Earlier in the day on Friday I had swapped out its OEM HD (a WD 250gb 7200rpm) with a new 2TB Hitachi drive. I didn’t need 2TB but this drive is highly rated and tested to be one of the fastest. The change proved easy (there were no permissions or software registration issues) and it provided a small but noticeable speed bump. Certainly to be expected with a ’11 drive vs. an ’06 one.

I think the ease of that switch along with an inkling to get going on Lion now that it is 10.7.2 and to jump into some iCloud features prompted me to make the leap.

Installation of Lion (you buy it via the Mac App Store) was quick and painless. It was done within twenty minutes. Instantly my system saw a big increase in speed. Booting up which took a couple of minutes (? – I never timed it) or plus another 30-45 sec. for email and my web home page to be up, running, and fully functional; now is done within 48 seconds with everything good to go. Programs open quicker across the board. Scrolling and other actions are lightening quick.

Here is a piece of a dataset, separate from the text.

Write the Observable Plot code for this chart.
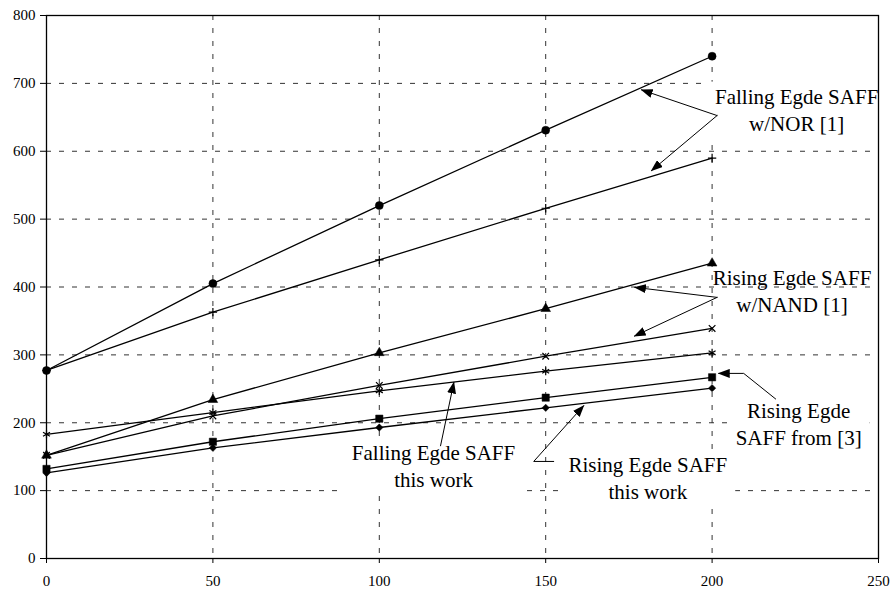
<!DOCTYPE html>
<html><head><meta charset="utf-8">
<script src="https://cdn.jsdelivr.net/npm/d3@7"></script>
<script src="https://cdn.jsdelivr.net/npm/@observablehq/plot@0.6"></script>
<style>body{margin:0;background:#fff} svg{display:block}</style>
</head><body><div id="chart"></div>
<script>
// ---- data ----
const xValues = [0, 50, 100, 150, 200];
const fallingNor = [277, 405, 520, 631, 740];      // circles
const fallingNorB = [277, 363, 440, 516, 590];     // plus
const risingNand = [152, 234, 303, 368, 435];      // triangles
const risingNandB = [152, 210, 255, 298, 339];     // times
const fallingThisWork = [183, 215, 247, 276, 303]; // asterisk
const risingFrom3 = [132, 172, 206, 237, 267];     // squares
const risingThisWork = [126, 163, 193, 222, 251];  // diamonds
const xTicks = [0, 50, 100, 150, 200, 250];
const yTicks = [0, 100, 200, 300, 400, 500, 600, 700, 800];

// annotations (data coordinates)
const labelText = ["Falling Egde SAFF\nw/NOR [1]", "Rising Egde SAFF\nw/NAND [1]", "Rising Egde\nSAFF from [3]", "Falling Egde SAFF\nthis work", "Rising Egde SAFF\nthis work"];
const labelX = [225.4, 224, 226, 116.3, 180.7];
const labelY = [663, 395.3, 200.2, 137.4, 120.1];
const labelBoxed = [true, false, true, true, true];
const arrowPaths = [
  [[201.5, 652.6], [178.8, 690.4]],
  [[201.5, 652.6], [181.8, 571.5]],
  [[201.5, 384.7], [176.8, 399.5]],
  [[201.5, 384.7], [176.7, 327.8]],
  [[219.1, 235], [209.5, 272.7], [202, 272.7]],
  [[118.4, 166.1], [122.4, 259.4]],
  [[152.4, 143], [146.4, 143], [161.4, 225.1]]
];

// ---- build tables ----
const seriesDefs = [
  {name: "fallingNor", values: fallingNor, symbol: "circle", r: 4, filled: true},
  {name: "fallingNorB", values: fallingNorB, symbol: "plus", r: 2.8, filled: false},
  {name: "risingNand", values: risingNand, symbol: "triangle", r: 3.6, filled: true},
  {name: "risingNandB", values: risingNandB, symbol: "times", r: 3.1, filled: false},
  {name: "fallingThisWork", values: fallingThisWork, symbol: "asterisk", r: 3.8, filled: false},
  {name: "risingFrom3", values: risingFrom3, symbol: "square", r: 4.1, filled: true},
  {name: "risingThisWork", values: risingThisWork, symbol: "diamond2", r: 3.3, filled: true}
];
const rows = seriesDefs.flatMap(s => s.values.map((v, i) => ({series: s.name, x: xValues[i], y: v})));
const labels = labelText.map((t, i) => ({text: t, x: labelX[i], y: labelY[i], boxed: labelBoxed[i]}));
const arrowRows = arrowPaths.flatMap((p, id) => p.map(([x, y]) => ({id, x, y})));

const dotMarks = seriesDefs.map(s => Plot.dot(rows.filter(d => d.series === s.name), {
  x: "x", y: "y", symbol: () => s.symbol, r: s.r,
  fill: s.filled ? "black" : "none", stroke: "black", strokeWidth: s.filled ? 0.5 : 1.2
}));

const textOpts = {x: "x", y: "y", text: "text", fontSize: 21, lineHeight: 1.28, lineAnchor: "middle",
  textAnchor: "middle", fill: "black"};

const svg = Plot.plot({
  width: 894, height: 596,
  marginLeft: 46, marginRight: 16, marginTop: 15, marginBottom: 38,
  style: {fontFamily: "'Liberation Serif', 'Times New Roman', serif", fontSize: "15px", color: "black", background: "white"},
  x: {domain: [0, 250], ticks: xTicks, tickSize: 5, tickPadding: 12, label: null, tickFormat: d => String(d)},
  y: {domain: [0, 800], ticks: yTicks, tickSize: 6, tickPadding: 5, label: null, tickFormat: d => String(d)},
  marks: [
    Plot.ruleY(yTicks.filter(d => d > 0 && d < 800), {stroke: "#333", strokeWidth: 1, strokeDasharray: "5,8"}),
    Plot.ruleX(xTicks.filter(d => d > 0 && d < 250), {stroke: "#333", strokeWidth: 1, strokeDasharray: "5,8"}),
    Plot.text(labels.filter(d => d.boxed), {...textOpts, ariaDescription: "boxed"}),
    Plot.text(labels.filter(d => !d.boxed), {...textOpts}),
    Plot.line(rows, {x: "x", y: "y", z: "series", stroke: "black", strokeWidth: 1.3}),
    ...dotMarks,
    Plot.line(arrowRows, {x: "x", y: "y", z: "id", stroke: "black", strokeWidth: 1, ariaDescription: "arrows"}),
    Plot.frame({stroke: "black", strokeWidth: 1.3})
  ]
});
document.getElementById("chart").append(svg);

// tick label font size
svg.querySelectorAll('g[aria-label*="axis"]').forEach(g => {
  g.setAttribute("font-size", "15");
  g.style.fontSize = "15px";
  g.querySelectorAll("text").forEach(t => { t.setAttribute("font-size", "15"); t.style.fontSize = "15px"; });
});

// white boxes behind boxed labels, filled arrowheads
const ns = "http://www.w3.org/2000/svg";
svg.querySelectorAll('g[aria-description="boxed"] text').forEach(t => {
  const b = t.getBBox();
  const r = document.createElementNS(ns, "rect");
  r.setAttribute("x", b.x - 8); r.setAttribute("y", b.y - 3);
  r.setAttribute("width", b.width + 16); r.setAttribute("height", b.height + 6);
  r.setAttribute("fill", "white");
  if (t.getAttribute("transform")) r.setAttribute("transform", t.getAttribute("transform"));
  t.parentNode.insertBefore(r, t);
});
const defs = document.createElementNS(ns, "defs");
defs.innerHTML = '<marker id="fillArrow" viewBox="0 0 12 9" refX="11" refY="4.5" markerWidth="12" markerHeight="9" markerUnits="userSpaceOnUse" orient="auto"><path d="M0,0L12,4.5L0,9Z" fill="black"/></marker>';
svg.prepend(defs);
svg.querySelectorAll('g[aria-description="arrows"] path').forEach(p => p.setAttribute("marker-end", "url(#fillArrow)"));
</script>
</body></html>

I like some of the new visual simplicity of Lion. All windows, scrolling, and GUI items seem to be tuned to making the content the king. It takes some getting used to what feels like reverse scrolling. This is similar to an iPhone or iPad where you scroll in a more logical/correct way, e.g. to scroll down the bottom of the page is pulled up. If you don’t like that behavior on a desktop you can always switch back to the old way in System Preferences. Similarly, moving back and forth between pages viewed in Safari is now done with a one finger swipe across the mouse, much the same way you would leaf through pages. The iOS influence doesn’t stop there, you can double-tap on an image or text in Safari to make it fill the window.

Notes:

-Immediately upon installing Lion I had one screen issue. Black boxes and bars where showing up as the mouse or a window was moved around the screen. Turns out this was because I had my desktop set to a jpeg image (flat grey, at 100, 100, 100). Switching that to an official desktop choice of dark grey (very close at 95, 95, 95) in the System Preferences corrected the problem.

-In prior OS upgrades information like custom saved printer settings, custom color profiles, software registration, and monitor calibration profiles were often lost. That is not the case with Lion.

-The only big bug I have hit so far is that Aperture would not send files to the trash bin in the dock. They would disappear into the ether. Some searching shows this to be a common problem and one thread in Apple Discussions has the solution. A reset to the trash bin needed. In my case, my Aperture library and all of my image files are on an external raid. To correct the problem the trash bin on my main HD had to be reset.

***Update 12/19/11 – Fix doesn’t hold. Problem reappears.***

-I have two Epson printers (a 3800 and a 7800) plus an Epson scanner (Perfection 4870 Photo). All work fine under Lion. The printers had to be deleted from the System Preferences list and then reinstalled. Both of the printers are connected via ethernet and the 7800 had to have its ethernet cable disconnected and the reconnected to get it to appear as a new printer.

One note about the scanner and Photoshop CS5. The scanner works fine running under Apple’s scanner import or Epson’s “Epson Scan” but you will no longer see the scanner show up in PS CS5. This was the case before Lion. PS CS5’s scanner interface, twain importer, no longer ships with CS5. You can get it from Adobe and install it but it will not appear within PS unless you force PS to run in 32-bit mode.

-I have a third printer, a Lexmark laser printer, and it had no hiccups. It was there working with no need to delete and reinstall.

-Canon DPP looks to work fine in Lion but Canon EOS Utility does not. For those of you shooting tethered you’ll need another route (e.g. tethering via Aperture). Canon is promising a Lion compatible EOS Utility in the first quarter of 2012.

***Update 02/13/12 – EOS Utility has been updated for Lion. I have not tested it but tethering via EOS Utility & DPP should work fine. Go to your camera, “Drivers & Software,” to access EOS Utility.***

-A quick check to FCP 7 along with Soundtrack Pro showed them to open and work fine. I was able to open an old FCP project and everything was intact. FCP X, of course, is fine as well.

-X-rite, née Gretag-Macbeth, Eye-One Match is not compatible with Lion. I knew that going in. X-rite has a listing of compatibility and upgrade paths here.

***Update 02/13/12 – Turns out that you can download i1Profiler and it will calibrate your monitor (ext. or laptop screen) without having to pay for an upgrade. This will not give you access to paper profiling (you’ll have to pay for that.) The monitor profiling works very well and adds auto luminance, something that Eye-One Match never had. It did a great job of calibrating my laptop. Use this link to download i1Profiler.***

-NEC Spectraview II works fine but you’ll need to set it to save profiles to “per user of this computer.”

-Saving the best for last, hard to believe on an almost six year computer, but the speed bump in Aperture going from 10.6 Snow Leopard to 10.7 Lion is ~25%. Processing out the same 206 raw files (Canon 1Ds Mark III) to jpegs averaged 13.73/min in 10.6 and 17.17/min in 10.7.

Updates added 12/19/11 and 02/13/12.